Ce qui est frappant dans la position de beaucoup de Tunisiens, qui ont appelé, après le 14 janvier 2011, «à demander à un nombre de pays et d’organismes prêteurs et autres bailleurs de fonds, d’annuler la dette de la Tunisie», c’est qu’ils ont totalement négligé l’influence et le rôle des agences de notation. Bien qu’elles ont accumulé les bourdes en n’ayant pas prévu le déluge des crises financières, celles-ci demeurent les premières références des prêteurs et des bailleurs de fonds. Et on les imagine mal réagir positivement vis-à-vis de la Tunisie si Mustapha Kamel Nabli, gouverneur de la Bct n’a pas eu le bon réflexe d’assurer le paiement des dettes du pays au cours de 2011, comme étant  l’une des premières priorités. S’il ne l’avait pas fait, cela aurait rendu difficile, voire même impossible, la sortie de la Tunisie sur les marchés internationaux. Cela n’a certes pas empêché la note souveraine de la Tunisie d’être revue à la baisse à deux reprises, depuis le 14 janvier (de BBB avec perspective stable, à BBB- puis à BBB- avec perspectives négatives), mais la dégradation aurait pu être plus sévère si les dettes n’avaient pas été payées rubis sur ongles. Les notations ne sont pas des détails, car elles valent de l’argent, à très grande échelle même, à chaque fois qu’un pays se décide à chercher l’endettement extérieur.

Mais enfin pourquoi s’endetter ? Ce ne serait pas la meilleure façon de poser la question.
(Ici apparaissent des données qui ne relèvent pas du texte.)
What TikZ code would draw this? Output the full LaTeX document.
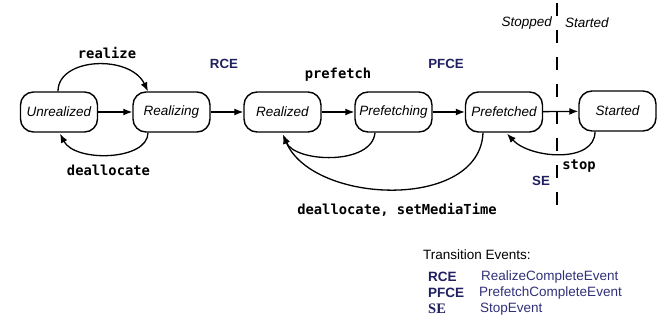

Il faut plutôt se demander : on s’endette pour faire quoi ? On s’endette pour quels projets et quels investissements ? Nul ne pourrait réaliser des investissements dans l’infrastructure ou autre secteur sans recourir à de l’argent frais. Il faut cependant cibler des projets viables, capables de créer de la richesse, surtout dans le cas d’un pays comme la Tunisie qui manque de ressources. S’endetter pour investir serait une chose, s’endetter pour consommer en serait une autre ! Dans le premier cas, on aide à stimuler l’économie, alors que dans le second, on dilapide une richesse qu’on n’a pas produite, mais qu’on doit rembourser, un jour, au prix fort.